W 2015 roku pojawiły się poważne zarzuty wobec Yongxina: gwałt, ojcostwo nieślubnych dzieci, defraudacja środków i nadużycia władzy. Opat i klasztor stanowczo zaprzeczali, nazywając oskarżenia "złośliwym pomówieniem". Sprawą zajęły się jednak chińskie władze, a śledztwo objęło zarówno kwestie obyczajowe, jak i finansowe.
Część zarzutów została oficjalnie oddalona - m.in. te dotyczące ojcostwa i rzekomego wydalenia Yongxina z klasztoru w latach 80. XX wieku.

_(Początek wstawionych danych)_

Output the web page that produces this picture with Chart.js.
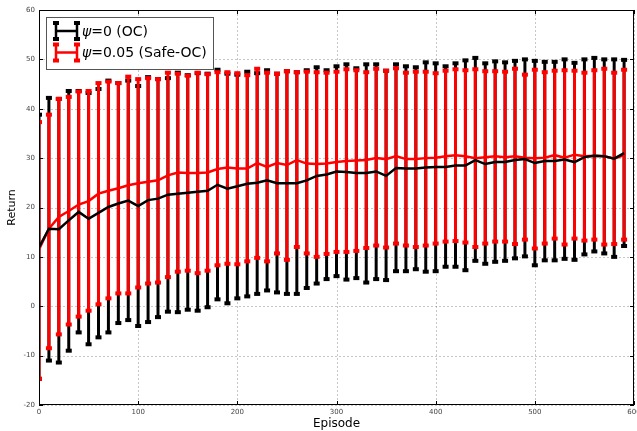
<!DOCTYPE html>
<html>
<head>
<meta charset="utf-8">
<script src="https://cdn.jsdelivr.net/npm/chart.js@4.4.1/dist/chart.umd.min.js"></script>
<style>
  html, body { margin: 0; padding: 0; background: #fff; }
  #wrap { width: 637px; height: 431px; }
</style>
</head>
<body>
<div id="wrap"><canvas id="returnChart" width="637" height="431"></canvas></div>
<script>
const episodes = [0, 10, 20, 30, 40, 50, 60, 70, 80, 90,
  100, 110, 120, 130, 140, 150, 160, 170, 180, 190,
  200, 210, 220, 230, 240, 250, 260, 270, 280, 290,
  300, 310, 320, 330, 340, 350, 360, 370, 380, 390,
  400, 410, 420, 430, 440, 450, 460, 470, 480, 490,
  500, 510, 520, 530, 540, 550, 560, 570, 580, 590];

// psi = 0 (OC)
const ocMean = [11.9, 15.7, 15.6, 17.4, 19.1, 17.7, 18.9, 20.1, 20.8, 21.4,
  20.3, 21.5, 21.8, 22.6, 22.8, 23.0, 23.2, 23.4, 24.6, 23.8,
  24.3, 24.8, 25.0, 25.5, 24.9, 24.9, 24.9, 25.5, 26.4, 26.7,
  27.3, 27.2, 27.0, 27.0, 27.3, 26.4, 28.0, 27.9, 27.9, 28.1,
  28.2, 28.2, 28.5, 28.5, 29.6, 28.8, 29.2, 29.2, 29.6, 29.8,
  29.0, 29.4, 29.4, 29.7, 29.2, 30.2, 30.5, 30.4, 29.9, 31.0];
const ocHigh = [38.8, 42.2, 42.0, 43.6, 43.6, 43.2, 44.0, 45.7, 45.2, 45.7,
  44.6, 46.4, 46.0, 46.2, 47.3, 46.8, 47.2, 47.1, 47.9, 47.1,
  46.9, 47.5, 47.2, 47.8, 47.1, 47.6, 47.4, 47.8, 48.4, 47.8,
  48.6, 49.0, 48.2, 49.0, 49.0, 47.7, 49.0, 48.6, 48.4, 49.4,
  49.2, 48.6, 49.2, 49.8, 50.3, 49.2, 49.6, 49.4, 49.7, 50.0,
  49.7, 49.5, 49.5, 50.0, 49.3, 50.0, 50.3, 50.0, 50.0, 49.9];
const ocLow = [-14.7, -11.0, -11.4, -9.0, -5.3, -7.7, -6.3, -5.3, -3.4, -2.8,
  -4.0, -3.2, -2.2, -1.1, -1.2, -0.7, -0.9, -0.2, 1.4, 0.6,
  1.6, 2.0, 2.5, 3.2, 2.8, 2.5, 2.5, 3.7, 4.6, 5.5,
  6.1, 5.4, 5.7, 4.8, 5.5, 5.3, 7.1, 7.1, 7.5, 7.0,
  7.1, 8.0, 8.0, 7.3, 9.2, 8.6, 9.0, 9.2, 9.7, 10.1,
  8.3, 9.3, 9.3, 9.6, 9.4, 10.5, 11.1, 10.7, 10.0, 12.2];

// psi = 0.05 (Safe-OC)
const safeMean = [11.5, 15.7, 18.1, 19.3, 20.6, 21.3, 22.8, 23.4, 23.9, 24.5,
  24.9, 25.2, 25.5, 26.5, 27.1, 27.0, 27.0, 27.1, 27.8, 28.1,
  27.9, 27.9, 29.0, 28.2, 29.0, 28.6, 29.6, 28.9, 28.8, 28.9,
  29.2, 29.4, 29.5, 29.6, 30.0, 29.8, 30.4, 29.8, 29.8, 30.0,
  30.1, 30.4, 30.6, 30.4, 30.0, 30.2, 30.4, 30.2, 30.4, 30.1,
  30.0, 30.1, 30.6, 30.1, 30.7, 30.4, 30.5, 30.4, 29.9, 30.6];
const safeHigh = [37.3, 38.8, 42.0, 42.4, 43.5, 43.6, 45.2, 45.5, 45.2, 46.5,
  46.0, 46.2, 46.0, 47.3, 47.1, 46.7, 47.3, 47.0, 47.4, 47.4,
  47.2, 46.8, 48.1, 47.3, 47.1, 47.6, 47.4, 47.5, 47.4, 47.3,
  47.5, 48.0, 47.8, 47.4, 48.1, 47.7, 48.2, 47.3, 47.5, 47.5,
  47.2, 47.7, 48.0, 47.8, 48.0, 47.6, 47.6, 47.5, 48.1, 46.9,
  47.9, 47.4, 47.7, 47.8, 47.7, 47.3, 47.8, 48.1, 47.3, 47.9];
const safeLow = [-14.7, -8.5, -5.7, -3.7, -2.1, -0.9, 0.4, 1.6, 2.6, 2.6,
  3.8, 4.6, 4.8, 5.9, 7.0, 7.2, 6.7, 7.2, 8.3, 8.6,
  8.5, 9.1, 9.8, 9.1, 10.7, 9.4, 12.0, 10.7, 10.0, 10.6,
  11.0, 11.0, 11.2, 11.8, 12.3, 11.9, 12.7, 12.3, 12.0, 12.3,
  12.7, 13.1, 13.2, 12.9, 12.0, 12.7, 13.1, 13.1, 12.6, 13.5,
  11.7, 12.7, 13.7, 12.5, 13.7, 13.3, 13.5, 12.5, 12.6, 13.5];

const seriesNames = ['=0 (OC)', '=0.05 (Safe-OC)'];
const xTicks = [0, 100, 200, 300, 400, 500, 600];
const yTicks = [-20, -10, 0, 10, 20, 30, 40, 50, 60];

function points(ys) {
  return episodes.map((e, i) => ({ x: e, y: ys[i] }));
}

// dotted grid + vertical error bars, under the mean lines
const errorBars = {
  id: 'errorBars',
  beforeDatasetsDraw(chart) {
    const { ctx, chartArea: a, scales: { x, y } } = chart;
    ctx.save();
    ctx.strokeStyle = 'rgba(0,0,0,0.28)';
    ctx.lineWidth = 0.8;
    ctx.setLineDash([2, 2]);
    xTicks.forEach(v => {
      const px = Math.round(x.getPixelForValue(v)) + 0.5;
      ctx.beginPath(); ctx.moveTo(px, a.top); ctx.lineTo(px, a.bottom); ctx.stroke();
    });
    yTicks.forEach(v => {
      const py = Math.round(y.getPixelForValue(v)) + 0.5;
      ctx.beginPath(); ctx.moveTo(a.left, py); ctx.lineTo(a.right, py); ctx.stroke();
    });
    ctx.setLineDash([]);

    ctx.beginPath();
    ctx.rect(a.left, a.top, a.right - a.left, a.bottom - a.top);
    ctx.clip();
    chart.data.datasets.forEach(ds => {
      ctx.strokeStyle = ds.borderColor;
      ctx.fillStyle = ds.borderColor;
      ctx.lineWidth = 3;
      episodes.forEach((e, i) => {
        const px = x.getPixelForValue(e);
        const top = y.getPixelForValue(ds.high[i]);
        const bot = y.getPixelForValue(ds.low[i]);
        ctx.beginPath(); ctx.moveTo(px, top); ctx.lineTo(px, bot); ctx.stroke();
        ctx.fillRect(px - 3, top - 2, 6, 4);
        ctx.fillRect(px - 3, bot - 2, 6, 4);
      });
    });
    ctx.restore();
  }
};

// axes frame, inward ticks and the legend box
const frameAndLegend = {
  id: 'frameAndLegend',
  afterDraw(chart) {
    const { ctx, chartArea: a, scales: { x, y } } = chart;
    ctx.save();
    ctx.strokeStyle = '#000';
    ctx.lineWidth = 1;
    ctx.strokeRect(a.left + 0.5, a.top + 0.5, a.right - a.left - 1, a.bottom - a.top - 1);
    xTicks.forEach(v => {
      const px = Math.round(x.getPixelForValue(v)) + 0.5;
      ctx.beginPath();
      ctx.moveTo(px, a.bottom); ctx.lineTo(px, a.bottom - 4);
      ctx.moveTo(px, a.top); ctx.lineTo(px, a.top + 4);
      ctx.stroke();
    });
    yTicks.forEach(v => {
      const py = Math.round(y.getPixelForValue(v)) + 0.5;
      ctx.beginPath();
      ctx.moveTo(a.left, py); ctx.lineTo(a.left + 4, py);
      ctx.moveTo(a.right, py); ctx.lineTo(a.right - 4, py);
      ctx.stroke();
    });

    // legend
    const bx = 46.5, by = 17.5, bw = 167, bh = 52;
    ctx.fillStyle = '#fff';
    ctx.fillRect(bx, by, bw, bh);
    ctx.strokeStyle = '#555';
    ctx.strokeRect(bx, by, bw, bh);
    const rows = [31, 52.5];
    chart.data.datasets.forEach((ds, i) => {
      const cy = rows[i];
      const x0 = 56, x1 = 77;
      ctx.strokeStyle = ds.borderColor;
      ctx.fillStyle = ds.borderColor;
      ctx.lineWidth = 2.5;
      ctx.beginPath(); ctx.moveTo(x0, cy); ctx.lineTo(x1, cy); ctx.stroke();
      [x0, x1].forEach(px => {
        ctx.beginPath(); ctx.moveTo(px, cy - 8); ctx.lineTo(px, cy + 8); ctx.stroke();
        ctx.fillRect(px - 3, cy - 10, 6, 4);
        ctx.fillRect(px - 3, cy + 6, 6, 4);
      });
      ctx.fillStyle = '#000';
      ctx.textBaseline = 'middle';
      ctx.textAlign = 'left';
      ctx.font = 'italic 14px "DejaVu Sans"';
      ctx.fillText('\u03c8', 82, cy + 1);
      const w = ctx.measureText('\u03c8').width;
      ctx.font = '14px "DejaVu Sans"';
      ctx.fillText(seriesNames[i], 82 + w, cy + 1);
    });
    ctx.restore();
  }
};

const ctx = document.getElementById('returnChart').getContext('2d');
new Chart(ctx, {
  type: 'line',
  data: {
    datasets: [{
      label: seriesNames[0],
      data: points(ocMean),
      high: ocHigh,
      low: ocLow,
      borderColor: '#000000',
      borderWidth: 2.5,
      pointRadius: 0,
      tension: 0
    }, {
      label: seriesNames[1],
      data: points(safeMean),
      high: safeHigh,
      low: safeLow,
      borderColor: '#ff0000',
      borderWidth: 2.5,
      pointRadius: 0,
      tension: 0
    }]
  },
  options: {
    responsive: false,
    animation: false,
    devicePixelRatio: 1,
    layout: { padding: { top: 10, right: 3, left: 0, bottom: 0 } },
    plugins: { legend: { display: false }, tooltip: { enabled: false } },
    scales: {
      x: {
        type: 'linear',
        min: 0, max: 600,
        afterBuildTicks: s => { s.ticks = xTicks.map(v => ({ value: v })); },
        afterFit: s => { s.height = 26; s.paddingLeft = 0; s.paddingRight = 0; },
        grid: { display: false, drawTicks: false },
        border: { display: false },
        ticks: { padding: 3, maxRotation: 0, autoSkip: false, color: '#444', font: { family: 'DejaVu Sans', size: 7 } },
        title: { display: true, text: 'Episode', color: '#000', padding: { top: 0, bottom: 0 }, font: { family: 'DejaVu Sans', size: 12 } }
      },
      y: {
        min: -20, max: 60,
        afterBuildTicks: s => { s.ticks = yTicks.map(v => ({ value: v })); },
        afterFit: s => { s.width = 39; s.paddingTop = 0; s.paddingBottom = 0; },
        grid: { display: false, drawTicks: false },
        border: { display: false },
        ticks: { padding: 4, color: '#444', font: { family: 'DejaVu Sans', size: 7 } },
        title: { display: true, text: 'Return', color: '#000', padding: { top: 6, bottom: 0 }, font: { family: 'DejaVu Sans', size: 11 } }
      }
    }
  },
  plugins: [errorBars, frameAndLegend]
});
</script>
</body>
</html>
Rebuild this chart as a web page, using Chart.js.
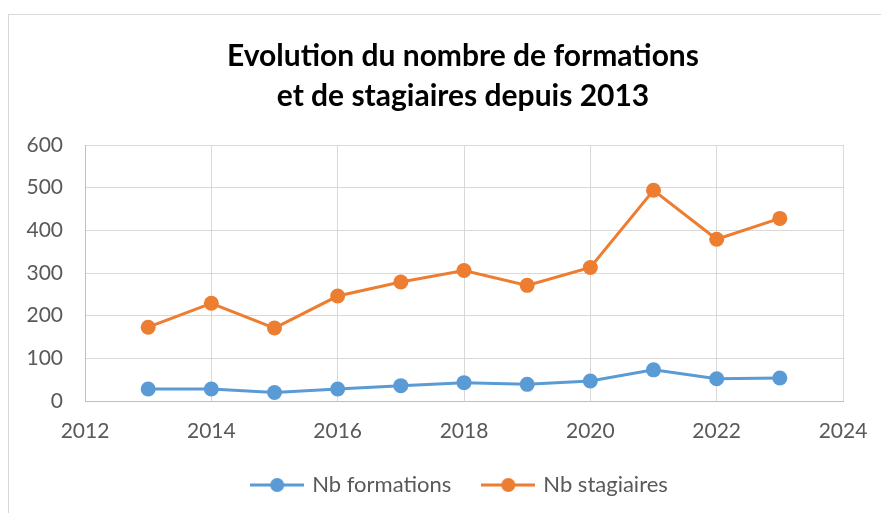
<!DOCTYPE html>
<html>
<head>
<meta charset="utf-8">
<script src="https://cdn.jsdelivr.net/npm/chart.js@4.4.1/dist/chart.umd.min.js"></script>
<style>
  body { margin: 0; background: #fff; }
  #chart { display: block; }
</style>
</head>
<body>
<canvas id="chart" width="881" height="513"></canvas>
<script>
// ---------- DATA ----------
const years = [2013, 2014, 2015, 2016, 2017, 2018, 2019, 2020, 2021, 2022, 2023];
const nbFormations = [28, 28, 20, 28, 36, 43, 39, 47, 73, 52, 54];
const nbStagiaires = [173, 229, 171, 246, 279, 306, 271, 313, 494, 379, 428];
const xTicks = [2012, 2014, 2016, 2018, 2020, 2022, 2024];
const yTicks = [0, 100, 200, 300, 400, 500, 600];
const titleLines = ["Evolution du nombre de formations", "et de stagiaires depuis 2013"];

const BLUE = "#5B9BD5";
const ORANGE = "#ED7D31";
const FONT = "Lato, 'Open Sans', sans-serif";

// ---------- LEGEND MARKER (line + dot) ----------
function legendMarker(color) {
    const c = document.createElement("canvas");
    c.width = 54;
    c.height = 16;
    const g = c.getContext("2d");
    g.strokeStyle = color;
    g.lineWidth = 3;
    g.beginPath();
    g.moveTo(0, 8);
    g.lineTo(54, 8);
    g.stroke();
    g.fillStyle = color;
    g.beginPath();
    g.arc(27, 8, 7, 0, Math.PI * 2);
    g.fill();
    return c;
}

// ---------- OUTER FRAME + CENTERING ----------
const framePlugin = {
    id: "frame",
    afterLayout(chart) {
        // title / legend are centred on the whole frame, not on the padded box
        if (chart.titleBlock) { chart.titleBlock.left = 45; chart.titleBlock.right = 881; }
        if (chart.legend) { chart.legend.left += 10; chart.legend.right += 10; }
    },
    beforeDraw(chart) {
        const ctx = chart.ctx;
        ctx.save();
        ctx.strokeStyle = "#d9d9d9";
        ctx.lineWidth = 1;
        ctx.strokeRect(8.5, 14.5, 900, 600);
        ctx.restore();
    }
};

function toPoints(values) {
    return years.map((y, i) => ({ x: y, y: values[i] }));
}

const ctx = document.getElementById("chart").getContext("2d");

new Chart(ctx, {
    type: "line",
    data: {
        datasets: [
            {
                label: "Nb formations",
                data: toPoints(nbFormations),
                borderColor: BLUE,
                backgroundColor: BLUE,
                borderWidth: 3,
                pointRadius: 7.5,
                pointBorderWidth: 0,
                pointBackgroundColor: BLUE,
                tension: 0
            },
            {
                label: "Nb stagiaires",
                data: toPoints(nbStagiaires),
                borderColor: ORANGE,
                backgroundColor: ORANGE,
                borderWidth: 3,
                pointRadius: 7.5,
                pointBorderWidth: 0,
                pointBackgroundColor: ORANGE,
                tension: 0
            }
        ]
    },
    options: {
        responsive: false,
        animation: false,
        layout: { padding: { left: 20, right: 0, top: 0, bottom: 7 } },
        plugins: {
            title: {
                display: true,
                text: titleLines,
                color: "#000",
                font: { family: FONT, size: 30, weight: "bold", lineHeight: 40 / 30 },
                padding: { top: 36, bottom: 29 }
            },
            legend: {
                position: "bottom",
                labels: {
                    color: "#595959",
                    font: { family: FONT, size: 22 },
                    usePointStyle: true,
                    pointStyleWidth: 48,
                    padding: 33,
                    generateLabels(chart) {
                        return chart.data.datasets.map((ds, i) => ({
                            text: ds.label,
                            fontColor: "#595959",
                            pointStyle: legendMarker(ds.borderColor),
                            lineWidth: 0,
                            strokeStyle: ds.borderColor,
                            fillStyle: ds.borderColor,
                            datasetIndex: i
                        }));
                    }
                }
            },
            tooltip: { enabled: false }
        },
        scales: {
            x: {
                type: "linear",
                min: xTicks[0],
                max: xTicks[xTicks.length - 1],
                afterBuildTicks(scale) {
                    scale.ticks = xTicks.map(v => ({ value: v }));
                },
                afterFit(scale) {
                    scale.height = 40;
                    scale.paddingLeft = 0;
                    scale.paddingRight = 0;
                },
                grid: { color: "#d9d9d9", drawTicks: false },
                border: { color: "#bfbfbf" },
                ticks: {
                    color: "#595959",
                    font: { family: FONT, size: 21 },
                    padding: 18,
                    callback: v => String(v)
                }
            },
            y: {
                min: yTicks[0],
                max: yTicks[yTicks.length - 1],
                afterBuildTicks(scale) {
                    scale.ticks = yTicks.map(v => ({ value: v }));
                },
                afterFit(scale) { scale.width = 65; },
                grid: { color: "#d9d9d9", drawTicks: false },
                border: { color: "#bfbfbf" },
                ticks: {
                    color: "#595959",
                    font: { family: FONT, size: 21 },
                    padding: 22
                }
            },
            yR: {
                position: "right",
                afterFit(scale) { scale.width = 38; },
                grid: { display: false },
                border: { display: false },
                ticks: { display: false }
            }
        }
    },
    plugins: [framePlugin]
});
</script>
</body>
</html>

Wyniki śledztwa w sprawach ekonomicznych nie zostały jednak upublicznione, a atmosfera wokół opata pozostawała napięta. W opinii wielu Chińczyków, niezależnie od winy, Yongxin jest "zbyt ważny, by upaść" - jego upadek mógłby zagrozić wizerunkowi państwa i samego klasztoru.
Shaolin pod rządami Yongxina stał się światowym symbolem chińskiej kultury, obecnym w popkulturze od filmów po muzykę. Jednak sukces ten ma swoją cenę - coraz częściej pojawiają się głosy krytyki wobec komercjalizacji i odejścia od duchowych wartości.
Sukces? - pyta gorzko Wang Yumin, szef ds. kontaktów zagranicznych klasztoru w rozmowie z Bloombergiem. My nie uważamy, że to sukces - podsumowuje, odnosząc się do licznych kontrowersji i oskarżeń, które dziś kładą się cieniem na dorobku "mnicha-CEO".